-- BEGIN Stored data --
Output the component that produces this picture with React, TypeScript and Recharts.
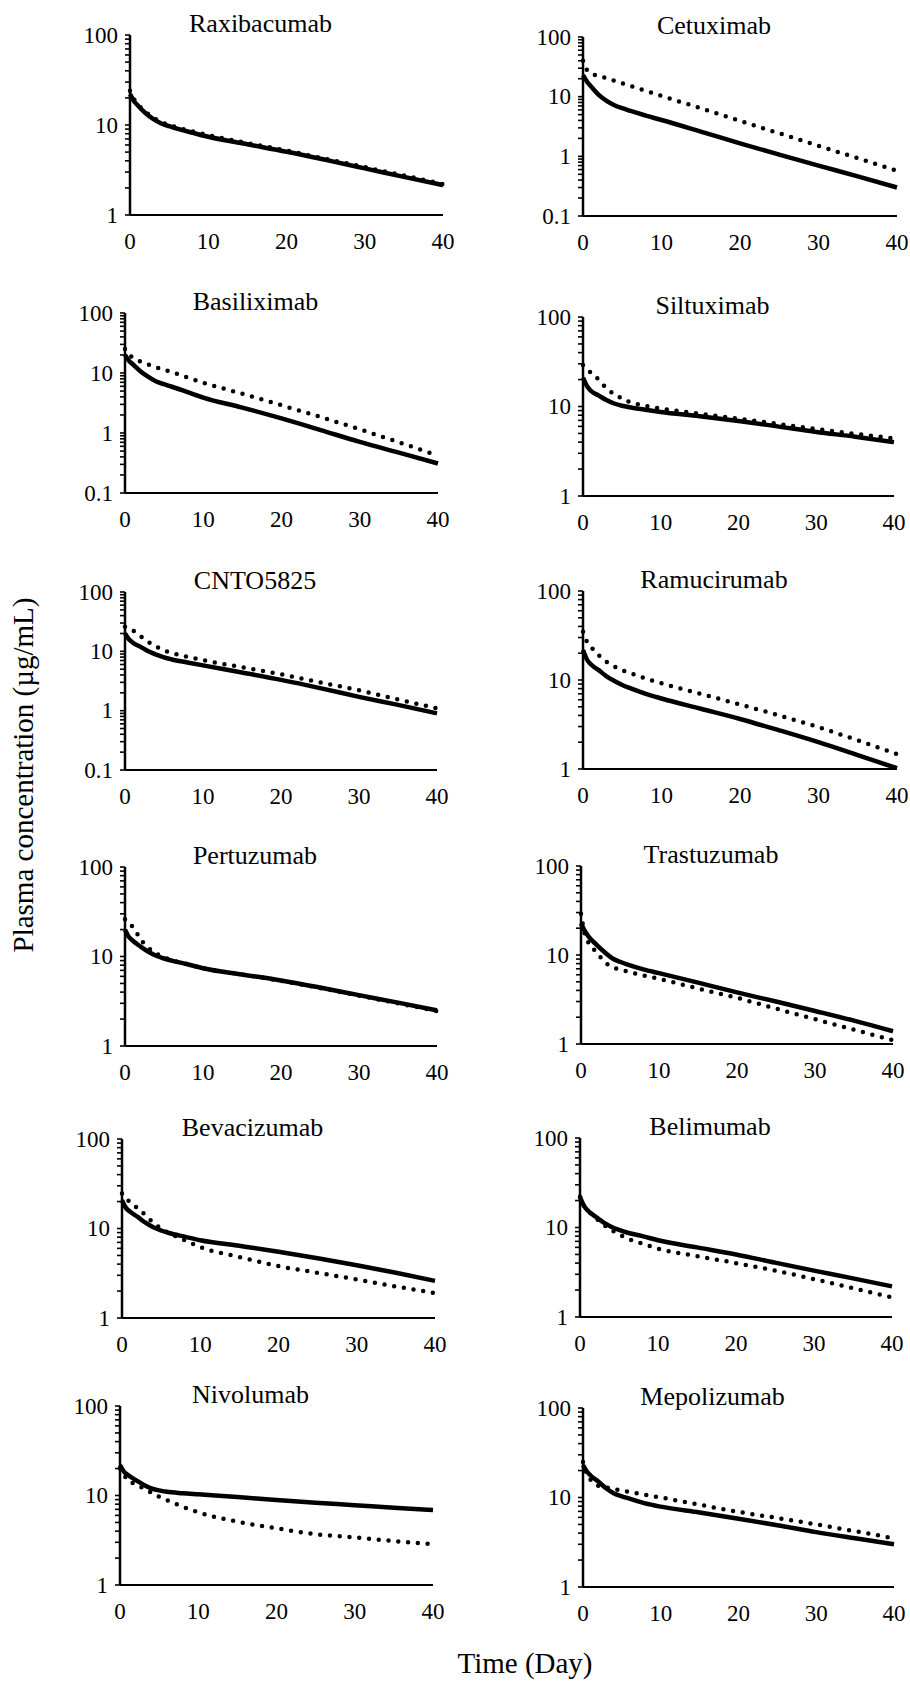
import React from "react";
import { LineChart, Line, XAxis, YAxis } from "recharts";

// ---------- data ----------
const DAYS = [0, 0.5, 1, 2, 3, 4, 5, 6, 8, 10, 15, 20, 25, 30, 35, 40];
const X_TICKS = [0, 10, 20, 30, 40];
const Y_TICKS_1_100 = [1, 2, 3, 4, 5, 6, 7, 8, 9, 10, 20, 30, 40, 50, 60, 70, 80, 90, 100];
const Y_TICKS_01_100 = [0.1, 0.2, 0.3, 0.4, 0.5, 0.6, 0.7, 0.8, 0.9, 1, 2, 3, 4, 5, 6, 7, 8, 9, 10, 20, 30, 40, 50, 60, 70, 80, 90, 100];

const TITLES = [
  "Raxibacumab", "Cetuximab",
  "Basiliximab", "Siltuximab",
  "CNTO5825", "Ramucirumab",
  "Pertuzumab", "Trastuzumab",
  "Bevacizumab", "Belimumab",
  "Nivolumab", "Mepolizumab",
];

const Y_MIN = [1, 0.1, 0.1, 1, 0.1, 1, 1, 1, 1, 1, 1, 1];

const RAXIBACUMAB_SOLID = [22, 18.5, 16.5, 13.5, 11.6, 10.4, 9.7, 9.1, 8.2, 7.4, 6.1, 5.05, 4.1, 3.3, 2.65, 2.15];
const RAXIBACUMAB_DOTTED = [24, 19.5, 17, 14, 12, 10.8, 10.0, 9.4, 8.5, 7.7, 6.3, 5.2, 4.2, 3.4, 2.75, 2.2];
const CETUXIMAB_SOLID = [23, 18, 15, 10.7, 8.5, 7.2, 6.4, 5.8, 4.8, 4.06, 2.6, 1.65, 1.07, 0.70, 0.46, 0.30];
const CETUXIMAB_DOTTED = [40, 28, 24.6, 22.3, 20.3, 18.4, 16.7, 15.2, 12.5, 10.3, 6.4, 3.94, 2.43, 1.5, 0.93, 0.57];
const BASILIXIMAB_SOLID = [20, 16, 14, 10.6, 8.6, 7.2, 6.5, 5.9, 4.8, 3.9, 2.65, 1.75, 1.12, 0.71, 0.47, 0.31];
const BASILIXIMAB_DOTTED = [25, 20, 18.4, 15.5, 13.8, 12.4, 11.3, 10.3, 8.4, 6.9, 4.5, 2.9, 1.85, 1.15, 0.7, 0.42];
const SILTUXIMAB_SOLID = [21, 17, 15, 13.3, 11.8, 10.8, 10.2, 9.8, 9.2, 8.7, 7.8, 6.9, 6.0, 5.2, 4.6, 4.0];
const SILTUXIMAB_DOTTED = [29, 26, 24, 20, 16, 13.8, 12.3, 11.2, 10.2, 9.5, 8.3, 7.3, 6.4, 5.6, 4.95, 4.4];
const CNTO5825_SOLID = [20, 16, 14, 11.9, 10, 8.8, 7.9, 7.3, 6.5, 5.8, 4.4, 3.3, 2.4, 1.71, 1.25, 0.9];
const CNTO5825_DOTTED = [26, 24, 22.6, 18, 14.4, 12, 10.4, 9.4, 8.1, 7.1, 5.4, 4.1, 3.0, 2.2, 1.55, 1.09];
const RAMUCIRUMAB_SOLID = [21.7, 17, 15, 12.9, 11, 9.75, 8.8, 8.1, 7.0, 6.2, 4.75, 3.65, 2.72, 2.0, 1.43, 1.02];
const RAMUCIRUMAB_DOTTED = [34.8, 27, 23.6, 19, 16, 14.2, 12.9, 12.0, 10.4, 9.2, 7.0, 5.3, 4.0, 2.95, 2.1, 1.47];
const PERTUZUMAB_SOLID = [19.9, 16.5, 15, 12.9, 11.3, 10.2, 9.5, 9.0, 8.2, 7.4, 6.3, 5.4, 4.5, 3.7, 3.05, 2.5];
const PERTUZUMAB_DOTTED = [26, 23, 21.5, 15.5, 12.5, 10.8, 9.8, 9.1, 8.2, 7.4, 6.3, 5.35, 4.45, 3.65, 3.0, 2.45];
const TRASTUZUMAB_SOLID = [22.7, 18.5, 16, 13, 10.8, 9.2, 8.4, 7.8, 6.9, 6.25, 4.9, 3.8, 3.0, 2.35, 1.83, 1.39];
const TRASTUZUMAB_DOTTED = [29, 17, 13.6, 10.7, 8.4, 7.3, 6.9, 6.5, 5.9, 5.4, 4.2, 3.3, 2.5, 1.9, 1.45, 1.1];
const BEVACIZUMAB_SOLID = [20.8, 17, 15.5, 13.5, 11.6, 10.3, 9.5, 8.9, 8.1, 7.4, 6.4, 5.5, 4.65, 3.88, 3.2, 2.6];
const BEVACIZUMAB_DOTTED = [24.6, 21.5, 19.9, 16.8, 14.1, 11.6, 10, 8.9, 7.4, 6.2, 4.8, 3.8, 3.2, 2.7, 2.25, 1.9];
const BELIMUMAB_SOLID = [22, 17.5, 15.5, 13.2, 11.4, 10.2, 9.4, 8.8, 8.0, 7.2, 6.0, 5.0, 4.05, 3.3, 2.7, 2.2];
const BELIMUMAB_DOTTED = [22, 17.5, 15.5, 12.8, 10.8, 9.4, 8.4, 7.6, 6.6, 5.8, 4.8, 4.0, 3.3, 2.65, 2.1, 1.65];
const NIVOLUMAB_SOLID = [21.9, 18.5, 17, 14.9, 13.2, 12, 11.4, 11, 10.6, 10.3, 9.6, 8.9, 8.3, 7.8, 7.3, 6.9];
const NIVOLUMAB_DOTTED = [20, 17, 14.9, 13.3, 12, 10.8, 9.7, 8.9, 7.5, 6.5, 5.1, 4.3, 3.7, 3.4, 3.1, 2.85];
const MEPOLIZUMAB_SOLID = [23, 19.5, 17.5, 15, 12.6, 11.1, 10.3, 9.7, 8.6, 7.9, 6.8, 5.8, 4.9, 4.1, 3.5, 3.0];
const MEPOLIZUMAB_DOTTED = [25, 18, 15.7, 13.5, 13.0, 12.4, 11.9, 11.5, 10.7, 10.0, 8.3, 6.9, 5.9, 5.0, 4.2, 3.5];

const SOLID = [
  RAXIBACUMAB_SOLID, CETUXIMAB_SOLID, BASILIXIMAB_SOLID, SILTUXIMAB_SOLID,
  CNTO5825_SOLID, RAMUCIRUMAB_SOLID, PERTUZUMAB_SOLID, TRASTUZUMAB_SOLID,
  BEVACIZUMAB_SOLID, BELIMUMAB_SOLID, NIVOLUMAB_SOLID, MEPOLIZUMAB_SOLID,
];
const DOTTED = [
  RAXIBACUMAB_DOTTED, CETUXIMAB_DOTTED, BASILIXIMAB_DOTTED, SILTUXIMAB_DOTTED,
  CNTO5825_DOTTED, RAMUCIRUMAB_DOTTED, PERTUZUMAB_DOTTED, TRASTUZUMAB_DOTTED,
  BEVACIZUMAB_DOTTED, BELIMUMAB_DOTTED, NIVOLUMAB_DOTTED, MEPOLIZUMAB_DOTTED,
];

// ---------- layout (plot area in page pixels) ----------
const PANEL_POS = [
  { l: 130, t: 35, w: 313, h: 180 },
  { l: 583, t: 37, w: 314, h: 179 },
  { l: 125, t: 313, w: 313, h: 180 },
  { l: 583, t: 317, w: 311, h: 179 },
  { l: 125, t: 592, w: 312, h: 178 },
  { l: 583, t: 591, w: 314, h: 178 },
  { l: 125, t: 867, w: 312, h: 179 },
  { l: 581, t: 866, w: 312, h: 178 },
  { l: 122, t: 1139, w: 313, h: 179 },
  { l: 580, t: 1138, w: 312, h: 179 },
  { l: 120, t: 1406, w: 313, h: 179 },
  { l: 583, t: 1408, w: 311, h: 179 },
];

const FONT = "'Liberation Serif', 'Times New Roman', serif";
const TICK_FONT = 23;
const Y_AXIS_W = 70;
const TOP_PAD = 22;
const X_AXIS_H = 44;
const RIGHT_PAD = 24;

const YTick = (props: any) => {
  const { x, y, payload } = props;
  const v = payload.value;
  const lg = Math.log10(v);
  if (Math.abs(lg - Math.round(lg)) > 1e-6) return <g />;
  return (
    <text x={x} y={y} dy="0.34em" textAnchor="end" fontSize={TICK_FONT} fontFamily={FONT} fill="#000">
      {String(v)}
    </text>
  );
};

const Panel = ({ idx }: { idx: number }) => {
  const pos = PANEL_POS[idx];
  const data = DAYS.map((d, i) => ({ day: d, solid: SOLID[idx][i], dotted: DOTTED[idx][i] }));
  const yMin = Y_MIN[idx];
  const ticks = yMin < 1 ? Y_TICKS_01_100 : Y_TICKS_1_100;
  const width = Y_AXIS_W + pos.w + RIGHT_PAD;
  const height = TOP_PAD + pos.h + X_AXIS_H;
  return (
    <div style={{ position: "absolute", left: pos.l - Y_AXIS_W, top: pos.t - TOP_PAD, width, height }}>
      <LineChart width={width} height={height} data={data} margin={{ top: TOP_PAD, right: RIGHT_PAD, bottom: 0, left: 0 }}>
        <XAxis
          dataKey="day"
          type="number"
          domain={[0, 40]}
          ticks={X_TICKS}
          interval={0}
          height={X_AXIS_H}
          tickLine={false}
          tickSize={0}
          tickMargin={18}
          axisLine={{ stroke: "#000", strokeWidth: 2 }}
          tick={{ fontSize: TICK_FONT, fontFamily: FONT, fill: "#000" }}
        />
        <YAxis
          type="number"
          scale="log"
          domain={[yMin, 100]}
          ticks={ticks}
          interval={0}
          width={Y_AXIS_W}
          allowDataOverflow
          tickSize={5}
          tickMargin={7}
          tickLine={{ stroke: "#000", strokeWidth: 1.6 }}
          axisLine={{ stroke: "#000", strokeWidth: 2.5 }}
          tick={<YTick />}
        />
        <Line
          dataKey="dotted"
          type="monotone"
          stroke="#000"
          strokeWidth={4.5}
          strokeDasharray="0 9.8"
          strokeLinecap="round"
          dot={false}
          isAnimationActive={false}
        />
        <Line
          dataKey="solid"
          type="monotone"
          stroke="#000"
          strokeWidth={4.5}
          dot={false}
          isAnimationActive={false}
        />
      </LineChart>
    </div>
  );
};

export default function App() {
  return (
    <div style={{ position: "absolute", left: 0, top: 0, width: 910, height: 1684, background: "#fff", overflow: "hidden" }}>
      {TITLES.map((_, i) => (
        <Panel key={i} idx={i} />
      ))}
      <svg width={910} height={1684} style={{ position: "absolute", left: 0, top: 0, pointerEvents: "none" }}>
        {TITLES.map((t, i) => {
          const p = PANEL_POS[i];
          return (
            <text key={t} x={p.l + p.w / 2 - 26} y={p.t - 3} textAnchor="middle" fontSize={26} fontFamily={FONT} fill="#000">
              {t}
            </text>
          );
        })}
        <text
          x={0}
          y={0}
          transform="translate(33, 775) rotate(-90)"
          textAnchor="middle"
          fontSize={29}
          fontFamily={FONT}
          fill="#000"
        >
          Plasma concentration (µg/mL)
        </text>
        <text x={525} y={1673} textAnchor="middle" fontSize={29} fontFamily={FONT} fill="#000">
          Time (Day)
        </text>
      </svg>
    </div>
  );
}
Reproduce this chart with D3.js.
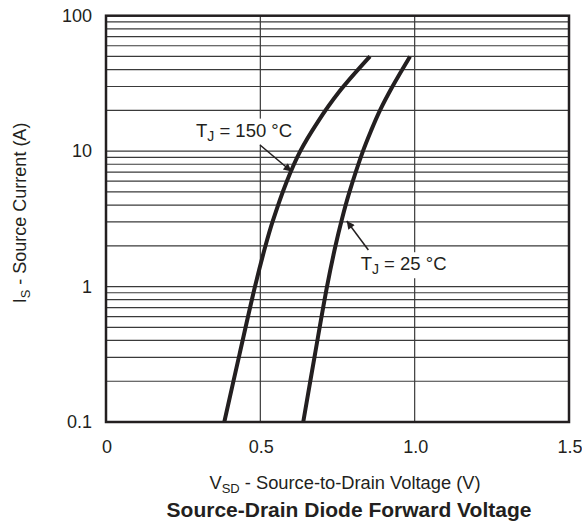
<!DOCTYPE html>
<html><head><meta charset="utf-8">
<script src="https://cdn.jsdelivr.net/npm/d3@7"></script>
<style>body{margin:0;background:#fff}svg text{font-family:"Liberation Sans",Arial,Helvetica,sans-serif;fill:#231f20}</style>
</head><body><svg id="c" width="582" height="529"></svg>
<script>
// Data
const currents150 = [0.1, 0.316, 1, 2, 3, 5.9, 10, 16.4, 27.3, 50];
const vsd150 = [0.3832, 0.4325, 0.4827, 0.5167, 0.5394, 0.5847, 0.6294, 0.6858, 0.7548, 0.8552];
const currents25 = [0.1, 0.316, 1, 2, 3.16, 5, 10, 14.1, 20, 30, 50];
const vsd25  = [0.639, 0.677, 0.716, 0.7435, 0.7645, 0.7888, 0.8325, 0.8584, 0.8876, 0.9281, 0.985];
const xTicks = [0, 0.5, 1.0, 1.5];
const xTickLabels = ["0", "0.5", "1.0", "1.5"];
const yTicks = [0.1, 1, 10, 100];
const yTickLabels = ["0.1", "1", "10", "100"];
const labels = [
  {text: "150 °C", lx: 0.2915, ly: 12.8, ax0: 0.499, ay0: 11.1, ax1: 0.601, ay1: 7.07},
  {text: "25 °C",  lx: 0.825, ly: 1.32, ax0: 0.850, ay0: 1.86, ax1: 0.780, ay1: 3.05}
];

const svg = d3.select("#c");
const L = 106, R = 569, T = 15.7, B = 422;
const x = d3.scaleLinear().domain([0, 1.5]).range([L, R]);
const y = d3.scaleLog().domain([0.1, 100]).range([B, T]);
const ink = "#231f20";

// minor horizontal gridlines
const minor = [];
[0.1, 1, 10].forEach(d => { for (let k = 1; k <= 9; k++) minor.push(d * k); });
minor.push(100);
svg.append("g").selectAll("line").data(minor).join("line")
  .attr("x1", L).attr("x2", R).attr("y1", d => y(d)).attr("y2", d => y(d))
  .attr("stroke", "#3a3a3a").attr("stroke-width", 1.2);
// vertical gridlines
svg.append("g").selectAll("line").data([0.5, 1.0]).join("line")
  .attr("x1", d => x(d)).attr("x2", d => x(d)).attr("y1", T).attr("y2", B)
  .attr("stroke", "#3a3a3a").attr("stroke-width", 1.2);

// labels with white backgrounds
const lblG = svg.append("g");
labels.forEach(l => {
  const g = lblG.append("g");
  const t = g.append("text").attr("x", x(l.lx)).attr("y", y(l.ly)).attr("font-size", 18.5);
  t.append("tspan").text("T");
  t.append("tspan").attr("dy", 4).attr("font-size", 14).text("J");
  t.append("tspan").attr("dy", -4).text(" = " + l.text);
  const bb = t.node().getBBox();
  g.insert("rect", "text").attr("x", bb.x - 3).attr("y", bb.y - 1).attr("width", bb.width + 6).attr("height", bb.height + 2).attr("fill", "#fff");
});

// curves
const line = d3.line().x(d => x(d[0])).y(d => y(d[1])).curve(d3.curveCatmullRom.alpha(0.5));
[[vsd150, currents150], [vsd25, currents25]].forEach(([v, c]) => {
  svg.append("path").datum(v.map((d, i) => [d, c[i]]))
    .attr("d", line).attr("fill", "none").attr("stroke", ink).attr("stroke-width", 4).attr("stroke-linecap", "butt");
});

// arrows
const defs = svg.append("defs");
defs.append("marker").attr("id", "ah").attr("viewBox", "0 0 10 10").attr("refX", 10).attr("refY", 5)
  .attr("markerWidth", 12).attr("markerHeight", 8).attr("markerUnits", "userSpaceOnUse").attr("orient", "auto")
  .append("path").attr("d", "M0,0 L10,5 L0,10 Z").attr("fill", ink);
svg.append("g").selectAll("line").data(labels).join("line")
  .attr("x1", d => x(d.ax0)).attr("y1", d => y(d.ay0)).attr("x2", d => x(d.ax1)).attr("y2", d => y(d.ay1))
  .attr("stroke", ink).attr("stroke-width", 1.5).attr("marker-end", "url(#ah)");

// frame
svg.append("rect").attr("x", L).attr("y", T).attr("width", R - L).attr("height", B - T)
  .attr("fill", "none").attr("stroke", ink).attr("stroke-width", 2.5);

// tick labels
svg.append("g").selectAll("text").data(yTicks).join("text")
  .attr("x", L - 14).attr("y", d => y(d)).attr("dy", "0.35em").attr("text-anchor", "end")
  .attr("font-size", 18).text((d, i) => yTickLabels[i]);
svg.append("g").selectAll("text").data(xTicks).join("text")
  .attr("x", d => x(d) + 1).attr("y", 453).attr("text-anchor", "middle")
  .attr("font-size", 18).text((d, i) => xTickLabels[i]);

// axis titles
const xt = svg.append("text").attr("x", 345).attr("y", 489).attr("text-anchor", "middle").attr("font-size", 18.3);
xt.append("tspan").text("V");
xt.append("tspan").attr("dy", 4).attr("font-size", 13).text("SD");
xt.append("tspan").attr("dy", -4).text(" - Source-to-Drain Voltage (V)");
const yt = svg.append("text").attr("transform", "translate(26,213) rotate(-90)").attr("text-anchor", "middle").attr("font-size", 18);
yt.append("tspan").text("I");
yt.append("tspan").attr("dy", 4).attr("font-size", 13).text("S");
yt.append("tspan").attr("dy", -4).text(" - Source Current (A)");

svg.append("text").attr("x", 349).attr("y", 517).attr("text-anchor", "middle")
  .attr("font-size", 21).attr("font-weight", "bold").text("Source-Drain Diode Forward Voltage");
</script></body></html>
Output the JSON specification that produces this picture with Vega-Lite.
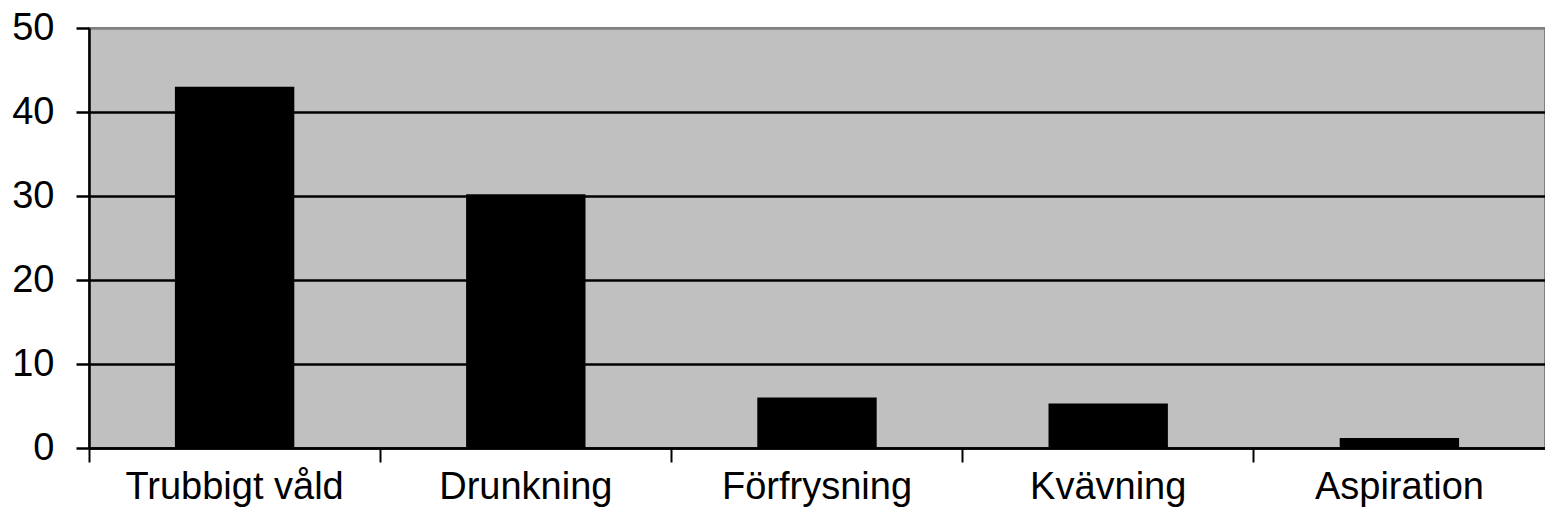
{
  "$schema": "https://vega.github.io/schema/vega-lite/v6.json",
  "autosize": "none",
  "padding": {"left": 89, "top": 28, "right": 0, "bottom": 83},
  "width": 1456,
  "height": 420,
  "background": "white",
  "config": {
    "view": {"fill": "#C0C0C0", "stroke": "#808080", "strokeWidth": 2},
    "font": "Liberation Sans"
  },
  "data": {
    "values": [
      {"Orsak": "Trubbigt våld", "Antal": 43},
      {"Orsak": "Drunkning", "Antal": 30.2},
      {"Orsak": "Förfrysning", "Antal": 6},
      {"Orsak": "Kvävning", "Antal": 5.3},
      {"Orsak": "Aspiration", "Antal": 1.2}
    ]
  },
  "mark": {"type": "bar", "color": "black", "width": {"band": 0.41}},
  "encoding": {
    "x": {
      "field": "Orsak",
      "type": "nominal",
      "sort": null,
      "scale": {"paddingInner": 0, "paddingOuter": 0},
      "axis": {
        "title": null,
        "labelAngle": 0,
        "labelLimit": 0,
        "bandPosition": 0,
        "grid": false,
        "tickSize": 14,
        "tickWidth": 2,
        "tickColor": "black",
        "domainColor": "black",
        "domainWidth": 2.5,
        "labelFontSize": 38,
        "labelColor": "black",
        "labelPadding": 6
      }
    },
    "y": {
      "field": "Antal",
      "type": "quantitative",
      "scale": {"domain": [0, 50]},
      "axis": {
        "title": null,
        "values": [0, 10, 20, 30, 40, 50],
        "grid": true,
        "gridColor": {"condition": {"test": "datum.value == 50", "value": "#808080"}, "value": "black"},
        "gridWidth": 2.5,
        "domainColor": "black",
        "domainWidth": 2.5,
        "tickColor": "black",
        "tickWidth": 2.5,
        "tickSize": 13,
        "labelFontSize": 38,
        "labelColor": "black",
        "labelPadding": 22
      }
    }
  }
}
-- END Stored data --
### Given exercise
Take the records above from their first line through the line with "1, 1, 1, 1, 1];" and set those lines down word for word, minus the pictures.

### Final answer
Output the component that produces this picture with React, TypeScript and Recharts.
import React from "react";
import { LineChart, Line, XAxis, YAxis } from "recharts";

// ---------- data ----------
const DAYS = [0, 0.5, 1, 2, 3, 4, 5, 6, 8, 10, 15, 20, 25, 30, 35, 40];
const X_TICKS = [0, 10, 20, 30, 40];
const Y_TICKS_1_100 = [1, 2, 3, 4, 5, 6, 7, 8, 9, 10, 20, 30, 40, 50, 60, 70, 80, 90, 100];
const Y_TICKS_01_100 = [0.1, 0.2, 0.3, 0.4, 0.5, 0.6, 0.7, 0.8, 0.9, 1, 2, 3, 4, 5, 6, 7, 8, 9, 10, 20, 30, 40, 50, 60, 70, 80, 90, 100];

const TITLES = [
  "Raxibacumab", "Cetuximab",
  "Basiliximab", "Siltuximab",
  "CNTO5825", "Ramucirumab",
  "Pertuzumab", "Trastuzumab",
  "Bevacizumab", "Belimumab",
  "Nivolumab", "Mepolizumab",
];

const Y_MIN = [1, 0.1, 0.1, 1, 0.1, 1, 1, 1, 1, 1, 1, 1];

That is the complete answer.